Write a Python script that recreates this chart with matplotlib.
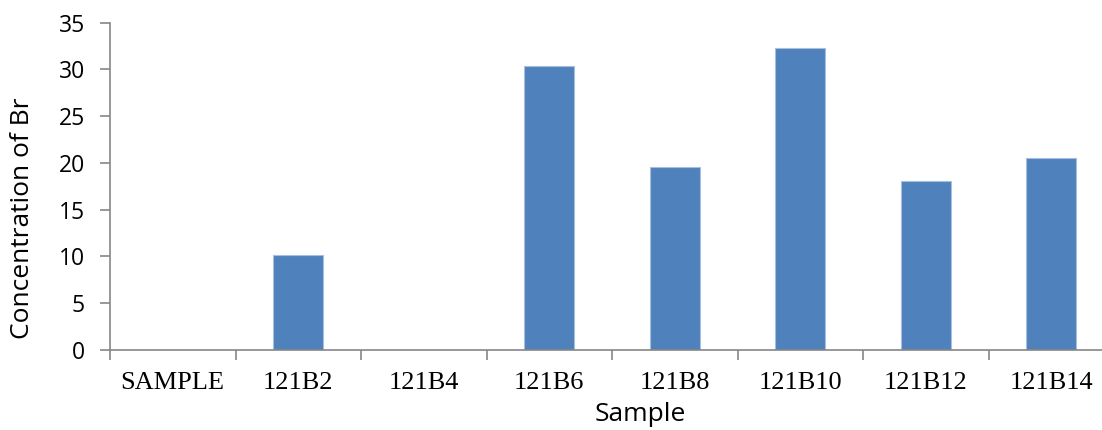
import matplotlib
matplotlib.use("Agg")
import matplotlib.pyplot as plt
import numpy as np

# Bromine concentration per sample
samples = ["SAMPLE", "121B2", "121B4", "121B6", "121B8", "121B10", "121B12", "121B14"]
br_conc = [0.0, 10.2, 0.0, 30.4, 19.6, 32.3, 18.1, 20.5]
y_ticks = [0, 5, 10, 15, 20, 25, 30, 35]

W, H = 1102, 430
fig = plt.figure(figsize=(W / 100, H / 100), dpi=100)
ax = fig.add_axes([110 / W, 1 - 350 / H, (1114 - 110) / W, (350 - 22.7) / H])

x = np.arange(len(samples))
ax.bar(x, br_conc, width=0.4, color="#4F81BD", edgecolor="#a7bfdf", linewidth=0.8, zorder=2)

ax.set_xlim(-0.5, len(samples) - 0.5)
ax.set_ylim(0, 35)

axis_grey = "#868686"
for side in ("top", "right"):
    ax.spines[side].set_visible(False)
for side in ("left", "bottom"):
    ax.spines[side].set_color(axis_grey)
    ax.spines[side].set_linewidth(1.2)

ax.set_yticks(y_ticks)
ax.set_yticklabels([str(v) for v in y_ticks], fontfamily="Open Sans", fontsize=16.5)
ax.tick_params(axis="y", direction="out", length=7, width=1.2, color=axis_grey, pad=11)

# category labels centred, tick marks on the boundaries
ax.set_xticks(x)
ax.set_xticklabels(samples, fontfamily="Liberation Serif", fontsize=19)
ax.tick_params(axis="x", which="major", length=0, pad=15.5)
ax.set_xticks(np.arange(len(samples) + 1) - 0.5, minor=True)
ax.tick_params(axis="x", which="minor", direction="out", length=7, width=1.2, color=axis_grey)

ax.set_xlabel("Sample", fontfamily="Open Sans", fontsize=19)
ax.set_ylabel("Concentration of Br", fontfamily="Open Sans", fontsize=19)
ax.xaxis.set_label_coords((640 - 110) / (1114 - 110), -(402 - 350) / (350 - 22.7))
ax.xaxis.label.set_verticalalignment("top")
ax.yaxis.set_label_coords(-(110 - 10) / (1114 - 110), (350 - 218) / (350 - 22.7))
ax.yaxis.label.set_horizontalalignment("center")
ax.yaxis.label.set_verticalalignment("top")

fig.savefig("out.png", dpi=100)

OBJECTIVE:
The lines from the start of the data through the line that contains "ax = fig.add_axes([110" are to be returned exactly, please, with both ends included and every picture left out.

CORRECT ANSWER:
Write a Python script that recreates this chart with matplotlib.
import matplotlib
matplotlib.use("Agg")
import matplotlib.pyplot as plt
import numpy as np

# Bromine concentration per sample
samples = ["SAMPLE", "121B2", "121B4", "121B6", "121B8", "121B10", "121B12", "121B14"]
br_conc = [0.0, 10.2, 0.0, 30.4, 19.6, 32.3, 18.1, 20.5]
y_ticks = [0, 5, 10, 15, 20, 25, 30, 35]

W, H = 1102, 430
fig = plt.figure(figsize=(W / 100, H / 100), dpi=100)
ax = fig.add_axes([110 / W, 1 - 350 / H, (1114 - 110) / W, (350 - 22.7) / H])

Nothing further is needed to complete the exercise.